Artificial intelligence and machine learning have witnessed significant advancements in recent years, enabling researchers and developers to achieve groundbreaking results.

One such remarkable breakthrough in AI is the CLIP (Contrastive Language–Image Pretraining) model developed by OpenAI.

CLIP stands out for its exceptional ability to comprehend and establish meaningful connections between text and images, making it a versatile tool with enormous potential across various applications.

One of its standout features is its proficiency in zero-shot classification, allowing it to classify images based on textual descriptions without explicit training for those specific classes.

To harness the power of CLIP for a more domain-specific application, we embarked on fine-tuning the model using the Indo fashion dataset, which comprises a substantial collection of Indian ethnic clothing images categorized into 15 different classes.

This dataset, totaling over 106,000 images, was carefully balanced to ensure equitable distribution across the validation and test sets.

Our journey to fine-tune the CLIP model involved several steps:

  1. Data Preparation: We organized the dataset, consisting of images and corresponding textual attributes, in (Image and text) format. The textual attribute we used was the product title, limited to a maximum of 40 characters.
  2. Model and Library Setup: We imported essential libraries, including OpenCV, PyTorch, transformers, and the CLIP model itself. We also created a custom dataset class for efficient data loading and preprocessing.
  3. Data Loading: We loaded the input data, which included image paths, text descriptions, class labels, image URLs, and more, from JSON files.
  4. Model Initialization: We initialized the CLIP model and its associated processor, setting the device to either CPU or GPU as available.
  5. Dataset Creation: We prepared the data for training using our custom dataset class, tokenizing the text descriptions and preprocessing the images.
  6. Training Setup: We set up the training environment, including the optimizer with specific hyperparameters and defined loss functions for both images and text.
  7. Training Loop: We embark on training process, iterating through the dataset for a predefined number of epochs. We performed forward and backward passes for each batch, updating the model's parameters using the Adam optimizer. We also accounted for device-specific considerations when updating the model.

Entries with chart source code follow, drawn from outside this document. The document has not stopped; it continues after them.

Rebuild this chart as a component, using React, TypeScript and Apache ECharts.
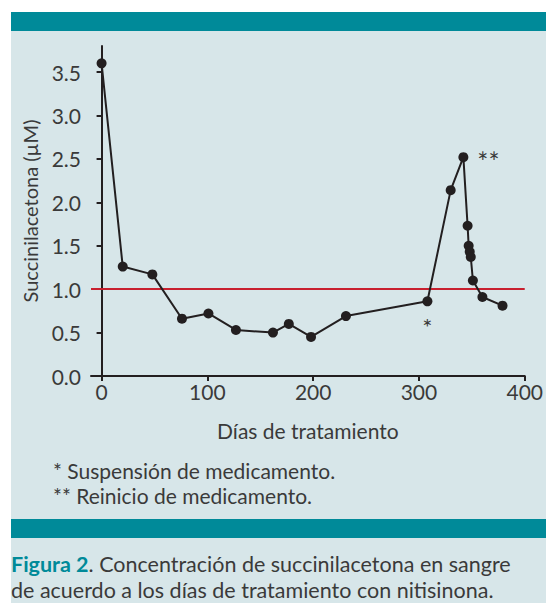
import React, { useEffect, useRef } from "react";
import * as echarts from "echarts";

const days = [0, 20, 48, 76, 101, 127, 162, 177, 198, 231, 308, 330, 342, 346, 347, 348, 349, 351, 360, 379];
const values = [3.6, 1.26, 1.17, 0.66, 0.72, 0.53, 0.5, 0.6, 0.45, 0.69, 0.86, 2.14, 2.52, 1.73, 1.5, 1.43, 1.37, 1.1, 0.91, 0.81];
const yTicks = [0, 0.5, 1.0, 1.5, 2.0, 2.5, 3.0, 3.5];
const xTicks = [0, 100, 200, 300, 400];
const threshold = 1.0;
const suspensionIndex = 10;
const restartIndex = 12;
const xTitle = "Días de tratamiento";
const yTitle = "Succinilacetona (µM)";
const notes = ["* Suspensión de medicamento.", "** Reinicio de medicamento."];
const captionHead = "Figura 2";
const captionLine1 = ". Concentración de succinilacetona en sangre";
const captionLine2 = "de acuerdo a los días de tratamiento con nitisinona.";

const FONT = "Lato";
const TEAL = "#008a99";
const PANEL = "#d7e6e9";
const TEXT = "#3a3a3a";
const AXIS = "#231f20";

export default function App() {
  const ref = useRef<HTMLDivElement>(null);
  useEffect(() => {
    document.body.style.margin = "0";
    const chart = echarts.init(ref.current!, null, { renderer: "svg" });
    const data = days.map((d, i) => {
      const item: any = { value: [d, values[i]] };
      if (i === suspensionIndex) {
        item.label = { show: true, formatter: "*", position: "bottom", distance: 8, fontSize: 24, color: TEXT, fontFamily: FONT };
      }
      if (i === restartIndex) {
        item.label = { show: true, formatter: "**", position: "right", distance: 9, fontSize: 26, color: TEXT, fontFamily: FONT, offset: [0, 5] };
      }
      return item;
    });
    chart.setOption({
      animation: false,
      backgroundColor: "#ffffff",
      graphic: [
        { type: "rect", z: -10, shape: { x: 11, y: 12, width: 535, height: 591 }, style: { fill: PANEL } },
        { type: "rect", z: -9, shape: { x: 11, y: 12, width: 535, height: 19 }, style: { fill: TEAL } },
        { type: "rect", z: -9, shape: { x: 11, y: 519, width: 535, height: 19 }, style: { fill: TEAL } },
        { type: "text", x: 53, y: 470, style: { text: notes[0], font: `21px ${FONT}`, fill: TEXT, verticalAlign: "middle" } },
        { type: "text", x: 53, y: 495, style: { text: notes[1], font: `21px ${FONT}`, fill: TEXT, verticalAlign: "middle" } },
        {
          type: "text", x: 11, y: 564,
          style: {
            text: `{h|${captionHead}}{t|${captionLine1}}`,
            verticalAlign: "middle",
            rich: {
              h: { font: `bold 21.5px ${FONT}`, fill: TEAL, color: TEAL, lineHeight: 22 },
              t: { font: `21.5px ${FONT}`, fill: TEXT, color: TEXT, lineHeight: 22 },
            },
          },
        },
        { type: "text", x: 11, y: 590, style: { text: captionLine2, font: `21.5px ${FONT}`, lineHeight: 22, fill: TEXT, verticalAlign: "middle" } },
      ],
      grid: { left: 91, right: 16, top: 46, bottom: 227, containLabel: false },
      xAxis: {
        type: "value",
        min: -10,
        max: 400,
        name: xTitle,
        nameLocation: "middle",
        nameGap: 44,
        nameTextStyle: { fontFamily: FONT, fontSize: 21, color: TEXT },
        splitLine: { show: false },
        axisLine: { lineStyle: { color: AXIS, width: 2 } },
        axisTick: { customValues: xTicks, length: 5, lineStyle: { color: AXIS, width: 2 } },
        axisLabel: { customValues: xTicks, fontFamily: FONT, fontSize: 21, color: TEXT, margin: 5 },
      },
      yAxis: {
        type: "value",
        min: 0,
        max: 3.8,
        name: yTitle,
        nameLocation: "middle",
        nameGap: 51,
        nameTextStyle: { fontFamily: FONT, fontSize: 20, color: TEXT },
        splitLine: { show: false },
        axisLine: { lineStyle: { color: AXIS, width: 2 } },
        axisTick: { customValues: yTicks, length: 5, lineStyle: { color: AXIS, width: 2 } },
        axisLabel: {
          customValues: yTicks,
          fontFamily: FONT,
          fontSize: 21,
          color: TEXT,
          margin: 10,
          formatter: (v: number) => v.toFixed(1),
        },
      },
      series: [
        {
          type: "line",
          data,
          symbol: "circle",
          symbolSize: 10,
          itemStyle: { color: AXIS },
          lineStyle: { color: AXIS, width: 2 },
          z: 3,
          markLine: {
            silent: true,
            symbol: ["none", "none"],
            label: { show: false },
            lineStyle: { color: "#c8202f", width: 2, type: "solid" },
            data: [{ yAxis: threshold }],
            z: 2,
          },
        },
      ],
    });
    return () => chart.dispose();
  }, []);
  return <div ref={ref} style={{ width: 546, height: 603, position: "absolute", left: 0, top: 0 }} />;
}
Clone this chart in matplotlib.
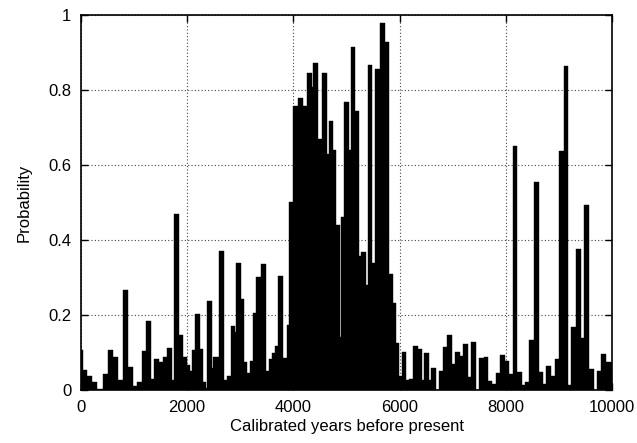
import numpy as np
import matplotlib.pyplot as plt

plt.rcParams['font.family'] = ['Liberation Sans', 'DejaVu Sans']

# bar edges (calibrated years BP), one more than heights
edges = [-63, 44, 119, 214, 308, 408, 503, 597, 691, 785, 879, 974, 1049,
         1143, 1225, 1319, 1382, 1476, 1539, 1614, 1708, 1752, 1853, 1928,
         1991, 2054, 2085, 2148, 2242, 2305, 2355, 2380, 2474, 2493, 2600,
         2701, 2744, 2820, 2901, 2920, 3014, 3077, 3121, 3184, 3234, 3291,
         3385, 3485, 3548, 3605, 3661, 3711, 3812, 3875, 3925, 3988, 4094,
         4189, 4252, 4346, 4377, 4471, 4547, 4641, 4672, 4754, 4804, 4880,
         4898, 4961, 5055, 5087, 5162, 5244, 5269, 5369, 5395, 5476, 5538,
         5633, 5727, 5803, 5866, 5935, 5997, 6041, 6123, 6167, 6242, 6337,
         6418, 6450, 6544, 6594, 6688, 6745, 6814, 6889, 6983, 7034, 7128,
         7184, 7285, 7341, 7436, 7498, 7580, 7662, 7737, 7812, 7882, 7988,
         8064, 8126, 8212, 8302, 8365, 8440, 8522, 8616, 8698, 8754, 8855,
         8918, 8999, 9087, 9169, 9232, 9320, 9407, 9470, 9571, 9652, 9715,
         9791, 9885, 9990]

prob = [0.107, 0.053, 0.037, 0.020, 0.002, 0.042, 0.107, 0.087, 0.025, 0.267,
        0.062, 0.009, 0.021, 0.103, 0.183, 0.028, 0.082, 0.075, 0.087, 0.112,
        0.027, 0.469, 0.146, 0.087, 0.066, 0.049, 0.107, 0.202, 0.108, 0.022,
        0.005, 0.238, 0.058, 0.087, 0.371, 0.025, 0.037, 0.171, 0.155, 0.338,
        0.243, 0.073, 0.046, 0.076, 0.206, 0.302, 0.335, 0.049, 0.083, 0.098,
        0.117, 0.303, 0.084, 0.173, 0.502, 0.757, 0.778, 0.757, 0.846, 0.809,
        0.871, 0.668, 0.846, 0.629, 0.716, 0.640, 0.440, 0.142, 0.462, 0.769,
        0.640, 0.914, 0.745, 0.356, 0.369, 0.280, 0.867, 0.338, 0.855, 0.980,
        0.928, 0.309, 0.231, 0.124, 0.037, 0.100, 0.025, 0.029, 0.116, 0.109,
        0.025, 0.099, 0.025, 0.059, 0.000, 0.051, 0.114, 0.147, 0.069, 0.100,
        0.089, 0.123, 0.034, 0.127, 0.000, 0.084, 0.087, 0.024, 0.015, 0.044,
        0.093, 0.077, 0.043, 0.651, 0.048, 0.013, 0.022, 0.133, 0.555, 0.047,
        0.015, 0.064, 0.037, 0.082, 0.637, 0.865, 0.013, 0.169, 0.375, 0.138,
        0.493, 0.055, 0.000, 0.051, 0.095, 0.073]

xticks = [0, 2000, 4000, 6000, 8000, 10000]
yticks = [0, 0.2, 0.4, 0.6, 0.8, 1]
ytick_labels = ['0', '0.2', '0.4', '0.6', '0.8', '1']

edges = np.array(edges)
fig = plt.figure(figsize=(6.37, 4.43), dpi=100)
ax = fig.add_axes([0.127, 0.12, 0.834, 0.846])

ax.bar(edges[:-1], prob, width=np.diff(edges), align='edge',
       color='black', edgecolor='black', linewidth=0.3, zorder=2)

ax.set_xlim(0, 10000)
ax.set_ylim(0, 1)
ax.set_xticks(xticks)
ax.set_yticks(yticks)
ax.set_yticklabels(ytick_labels)
ax.grid(True, linestyle=(0, (1, 2)), color='#444444', linewidth=0.8, zorder=0)
ax.set_axisbelow(True)
ax.tick_params(direction='in', length=5, width=1, top=True, right=True,
               labelsize=12, pad=7)
for s in ax.spines.values():
    s.set_linewidth(1.2)
    s.set_zorder(3)

ax.set_xlabel('Calibrated years before present', fontsize=12, labelpad=3)
ax.set_ylabel('Probability', fontsize=12, labelpad=12)

fig.savefig('out.png', dpi=100)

By following these steps, we fine-tuned the CLIP model to make it more domain-specific, and specifically tailored for classifying Indian ethnic clothing images.

This process showcased the CLIP model's versatility and highlighted the potential for customizing AI models for specialized tasks. In the ever-evolving landscape of AI and machine learning, CLIP, and similar models continue to open new avenues for innovation and problem-solving across various domains.

Frequently Asked Questions

1.  What is CLIP Model?

Clip is a neural network that efficiently learns visual concepts from natural language supervision. It can be applied to any visual classification benchmark by simply providing the names of the visual categories to be recognized, similar to the "zero-shot" capabilities of GPT-2 and GPT-3.

2.  How does CLIP AI operate?

CLIP acquires visual concepts through natural language guidance. Traditional supervised computer vision systems are trained or fine-tuned with a predefined set of labels, which restricts the model's adaptability whenever it encounters new labels. CLIP draws upon prior research such as VirTex and ConVIRT to address these limitations.